Teka is a likable character as well, but Talat, the crippled war-horse, is the real charmer of the book. Vain and stubborn, he and Aerin form a particularly well-suited pair as they learn to work together and go on to dragon-hunting. The character development, in both Aerin and Talat, is superb. The worldbuilding, accomplished almost entirely through Aerin’s narrowly-seen perspective, is likewise fantastic; McKinley has a finely-tempered gift for creating both character and fantasy realm in stunning detail.
The only difficulty is that nearly all of this is contained in Part One.
In Part Two, the story changes. The great dragon fight is a natural (and expected) progression from the early events, but Luthe enters the story out of nowhere, disconnected from everything relative to the previous plot lines except for Aerin’s mother’s history. Events take on a dreamlike nature, and the villain's existence comes as even more of a surprise than blond, overconfident, mildly annoying Luthe's. The great cats and dogs may have symbolized something, but they too were unexpected additions that felt a little out of place.
The ensuing mage battle seemed a little hard to follow. It provided Aerin with the necessary answers and resolution about her birthright, but no one can accuse McKinley of taking the story in an entirely predictable direction, despite aspects of the ending.
It is possible—just possible—that the Luthe plot detour was meant to be symbolic. There were strong hints of it, in his healing Aerin from the dragon’s lies, in the relationship of mortality and immortality, and in the general retreat-like peace of his home.
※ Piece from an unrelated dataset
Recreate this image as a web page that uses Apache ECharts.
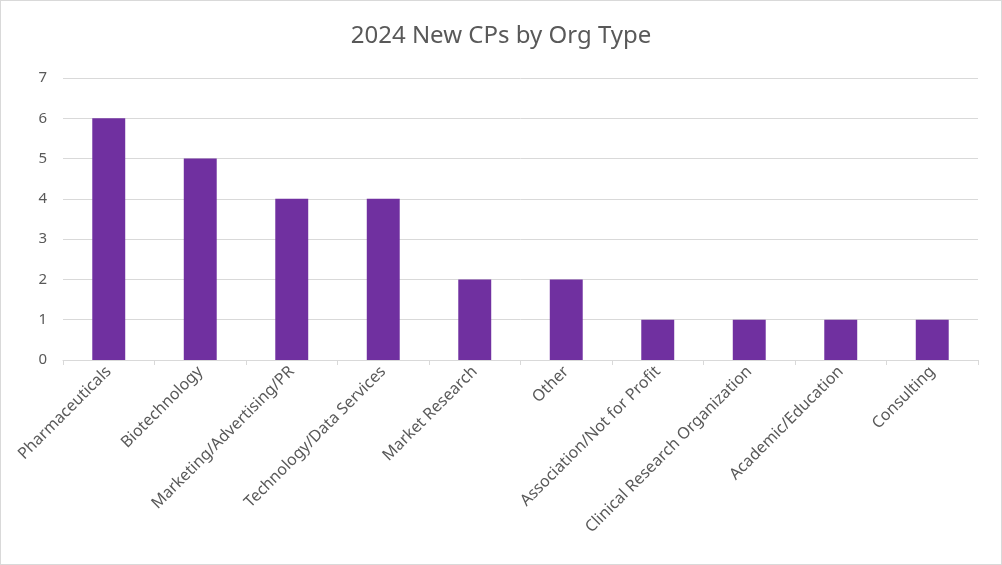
<!DOCTYPE html>
<html><head><meta charset="utf-8">
<script src="https://cdn.jsdelivr.net/npm/echarts@6/dist/echarts.min.js"></script>
<style>
html,body{margin:0;padding:0;background:#fff;}
#c{width:1002px;height:565px;box-sizing:border-box;border:1px solid #d9d9d9;}
</style></head>
<body><div id="c"></div>
<script>
const categories = ["Pharmaceuticals","Biotechnology","Marketing/Advertising/PR","Technology/Data Services","Market Research","Other","Association/Not for Profit","Clinical Research Organization","Academic/Education","Consulting"];
const values = [6,5,4,4,2,2,1,1,1,1];
const title = "2024 New CPs by Org Type";
const font = "'Noto Sans', 'Open Sans', sans-serif";
const chart = echarts.init(document.getElementById('c'), null, {renderer:'canvas'});
chart.setOption({
  animation:false,
  title:{text:title,left:'center',top:18,textStyle:{fontFamily:font,fontSize:24,fontWeight:'normal',color:'#595959'}},
  grid:{left:62,right:23,top:77,bottom:204,containLabel:false},
  xAxis:{type:'category',data:categories,
    axisLine:{lineStyle:{color:'#d9d9d9',width:1}},
    axisTick:{show:true,length:5,lineStyle:{color:'#d9d9d9'}},
    axisLabel:{rotate:45,interval:0,color:'#595959',fontFamily:font,fontSize:16,margin:9}},
  yAxis:{type:'value',min:0,max:7,interval:1,
    axisLine:{show:false},axisTick:{show:false},
    axisLabel:{color:'#595959',fontFamily:font,fontSize:15,margin:16},
    splitLine:{lineStyle:{color:'#d9d9d9',width:1}}},
  series:[{type:'bar',data:values,barWidth:'36%',itemStyle:{color:'#7030A0'}}]
});
</script></body></html>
I’ve never heard it claimed that McKinley is a Christian, but I certainly would have bought into the imagery, whether placed by intent or by the influence of tradition, had it not been for one odd detail.
Spoilers follow—as does a content advisory, for those who wish to know.
While romance in stories is often oversimplified, and there’s both psychological potential and historical precedent for the concept of one person being in love with two people at once, McKinley’s handling of it is a bit startling. Neither Aerin nor Luthe have any scruples whatsoever about sleeping together—no thought for marriage even though marriage is the clear norm in Aerin's country, no concern over Tor's feelings, no worry over whether Aerin might get pregnant right before riding out to defend her people, nor even any first-time shyness. The casual sex took the life out of both romances, damaged reader respect and sympathy for Aerin, and degraded Luthe from "mildly annoying" to "jerk who takes advantage of his girlfriend."
The whole setup is explained with the idea of Aerin's having a twofold destiny—a fascinating idea, but one that this admittedly traditional reader would have found both more believable and more satisfying had sex not been treated as such an inconsequential event.
Aside from the above difficulty, the book proved enjoyable overall, and the ending resolved mostly to satisfaction. Much of Part Two would probably come out clearer, and certainly less surprising, upon a re-read—and I may in fact decide to give it a re-read after The Blue Sword, which to my embarrassment I find that I should probably have read first.
Recommendation: Read it for a carefully-described, intensive, often beautiful look into one fantasy heroine’s life.